Untuk menantu dan anak Jokowi yang akan maju dalam pilkada, menurut Yunarto, pengaruh Presiden Jokowi masih akan sangat kuat.
Namun, kata Yunarto, dukungan ini tak hanya bergantung pada citra besar Jokowi, tetapi juga karena ada dugaan keberpihakan aparat, dugaan keberpihakan dari birokrat, dan dugaan keberpihakan dari alat-alat negara lain. ”Kalau Kaesang turun atau Bobby turun, kalau keluarga tentu akan ada pengerahan kekuatan. Dan itu yang menyebabkan, menurut saya, Jokowi effect tetap besar,” tuturnya.
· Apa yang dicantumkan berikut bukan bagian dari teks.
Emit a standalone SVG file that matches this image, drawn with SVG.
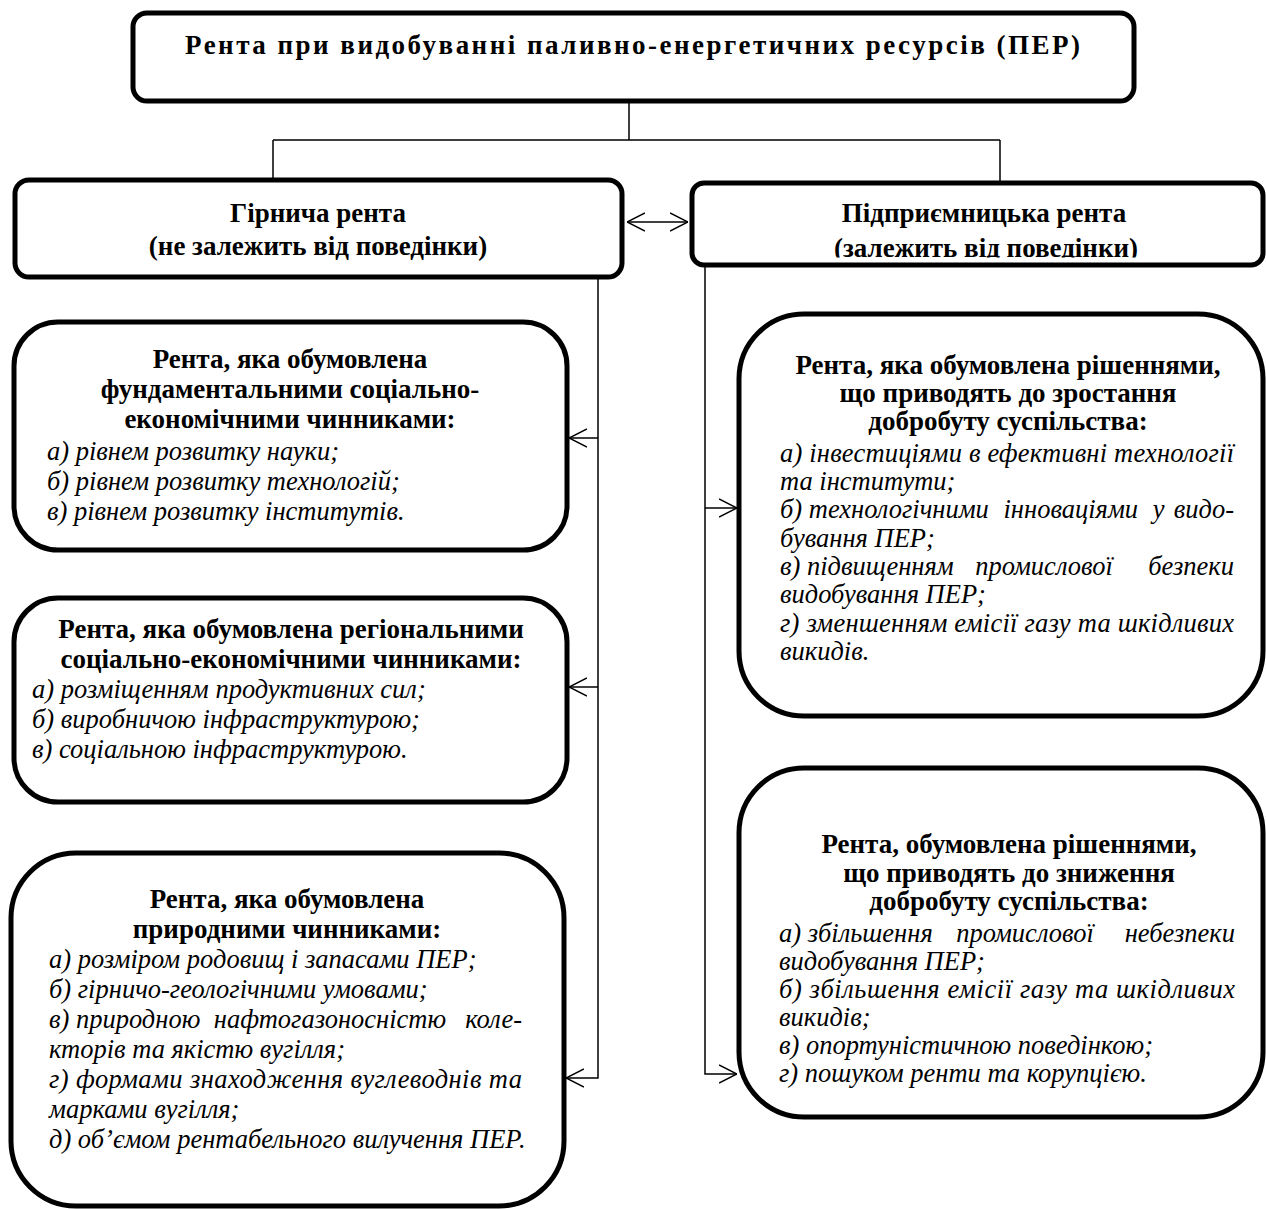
<svg xmlns="http://www.w3.org/2000/svg" width="1266" height="1209" viewBox="0 0 1266 1209">
<style>
.box{fill:#fff;stroke:#000;stroke-width:5}
.ln{fill:none;stroke:#000;stroke-width:1.5}
.b{font-family:"Liberation Serif","Times New Roman",serif;font-weight:bold;font-size:27px;text-anchor:middle;fill:#000}
.i{font-family:"Liberation Serif","Times New Roman",serif;font-style:italic;font-size:26.5px;fill:#000}
.e{text-anchor:end}
.m{text-anchor:middle}
</style>
<defs>
<marker id="ah" viewBox="0 0 18 20" refX="18" refY="10" markerWidth="18" markerHeight="20" markerUnits="userSpaceOnUse" orient="auto-start-reverse">
<path d="M0,1 L18,10 L0,19" fill="none" stroke="#000" stroke-width="1.5"/>
</marker>
<clipPath id="clipR"><rect x="690" y="180" width="576" height="77.5"/></clipPath>
</defs>
<rect width="1266" height="1209" fill="#fff"/>

<g id="connectors">
<path class="ln" d="M629,101 V140 M273,140 H1000 M273,140 V180 M1000,140 V183"/>
<path class="ln" d="M627,222 H688" marker-start="url(#ah)" marker-end="url(#ah)"/>
<path class="ln" d="M598,278 V1078 H566" marker-end="url(#ah)"/>
<path class="ln" d="M598,438 H569" marker-end="url(#ah)"/>
<path class="ln" d="M598,687 H569" marker-end="url(#ah)"/>
<path class="ln" d="M705,265 V1074 H737" marker-end="url(#ah)"/>
<path class="ln" d="M705,508 H737" marker-end="url(#ah)"/>
</g>

<g id="root">
<rect class="box" x="133" y="13" width="1001" height="88" rx="14"/>
<text class="b" x="185" y="54" style="text-anchor:start" textLength="895" lengthAdjust="spacing">Рента при видобуванні паливно-енергетичних ресурсів (ПЕР)</text>
</g>

<g id="mining">
<rect class="box" x="15" y="180" width="607" height="97" rx="14"/>
<text class="b" x="318" y="222">Гірнича рента</text>
<text class="b" x="318" y="255">(не залежить від поведінки)</text>
</g>

<g id="entrepreneur">
<rect class="box" x="692" y="183" width="571" height="82" rx="12"/>
<g clip-path="url(#clipR)">
<text class="b" x="984" y="222">Підприємницька рента</text>
<text class="b" x="986" y="257">(залежить від поведінки)</text>
</g>
</g>

<g id="fundamental">
<rect class="box" x="14" y="322" width="553" height="228" rx="44"/>
<text class="b" x="290" y="368">Рента, яка обумовлена</text>
<text class="b" x="290" y="398">фундаментальними соціально-</text>
<text class="b" x="290" y="428">економічними чинниками:</text>
<text class="i" x="47" y="460">а) рівнем розвитку науки;</text>
<text class="i" x="47" y="490">б) рівнем розвитку технологій;</text>
<text class="i" x="47" y="520">в) рівнем розвитку інститутів.</text>
</g>

<g id="regional">
<rect class="box" x="14" y="598" width="553" height="204" rx="44"/>
<text class="b" x="291" y="638">Рента, яка обумовлена регіональними</text>
<text class="b" x="291" y="668">соціально-економічними чинниками:</text>
<text class="i" x="32" y="698">а) розміщенням продуктивних сил;</text>
<text class="i" x="32" y="728">б) виробничою інфраструктурою;</text>
<text class="i" x="32" y="758">в) соціальною інфраструктурою.</text>
</g>

<g id="natural">
<rect class="box" x="11" y="853" width="553" height="353" rx="65"/>
<text class="b" x="287" y="908">Рента, яка обумовлена</text>
<text class="b" x="287" y="938">природними чинниками:</text>
<text class="i" x="49" y="968">а) розміром родовищ і запасами ПЕР;</text>
<text class="i" x="49" y="998">б) гірничо-геологічними умовами;</text>
<text class="i" x="49" y="1028">в) природною</text>
<text class="i m" x="330" y="1028">нафтогазоносністю</text>
<text class="i e" x="522" y="1028">коле-</text>
<text class="i" x="49" y="1058">кторів та якістю вугілля;</text>
<text class="i" x="49" y="1088" textLength="473" lengthAdjust="spacing">г) формами знаходження вуглеводнів та</text>
<text class="i" x="49" y="1118">марками вугілля;</text>
<text class="i" x="49" y="1148">д) об’ємом рентабельного вилучення ПЕР.</text>
</g>

<g id="growth">
<rect class="box" x="739" y="314" width="524" height="402" rx="65"/>
<text class="b" x="1008" y="374">Рента, яка обумовлена рішеннями,</text>
<text class="b" x="1008" y="402">що приводять до зростання</text>
<text class="b" x="1008" y="430">добробуту суспільства:</text>
<text class="i" x="780" y="462" textLength="454" lengthAdjust="spacing">а) інвестиціями в ефективні технології</text>
<text class="i" x="780" y="490">та інститути;</text>
<text class="i" x="780" y="518">б) технологічними<tspan dx="8"> інноваціями</tspan><tspan dx="8"> у</tspan></text>
<text class="i e" x="1234" y="518">видо-</text>
<text class="i" x="780" y="547">бування ПЕР;</text>
<text class="i" x="780" y="575">в) підвищенням</text>
<text class="i m" x="1044" y="575">промислової</text>
<text class="i e" x="1234" y="575">безпеки</text>
<text class="i" x="780" y="603">видобування ПЕР;</text>
<text class="i" x="780" y="632" textLength="454" lengthAdjust="spacing">г) зменшенням емісії газу та шкідливих</text>
<text class="i" x="780" y="660">викидів.</text>
</g>

<g id="decline">
<rect class="box" x="739" y="768" width="524" height="349" rx="65"/>
<text class="b" x="1009" y="853">Рента, обумовлена рішеннями,</text>
<text class="b" x="1009" y="882">що приводять до зниження</text>
<text class="b" x="1009" y="910">добробуту суспільства:</text>
<text class="i" x="779" y="942">а) збільшення</text>
<text class="i m" x="1025" y="942">промислової</text>
<text class="i e" x="1235" y="942">небезпеки</text>
<text class="i" x="779" y="970">видобування ПЕР;</text>
<text class="i" x="779" y="998" textLength="456" lengthAdjust="spacing">б) збільшення емісії газу та шкідливих</text>
<text class="i" x="779" y="1026">викидів;</text>
<text class="i" x="779" y="1054">в) опортуністичною поведінкою;</text>
<text class="i" x="779" y="1082">г) пошуком ренти та корупцією.</text>
</g>
</svg>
Salah satu instrumen negara yang mungkin masih berpengaruh, antara lain bantuan sosial. Program ini sudah ditetapkan berlanjut sampai akhir tahun dan sebagian besar masyarakat yang menerima menganggap ini program Jokowi. ”Mungkin harus dijaga bersama, jangan sampai legacy Jokowi di akhir masa kepemimpinannya, lagi-lagi diiringi dengan kontroversi terkait kebijakan kebijakan yang dimanfaatkan secara politis,” tambah Yunarto.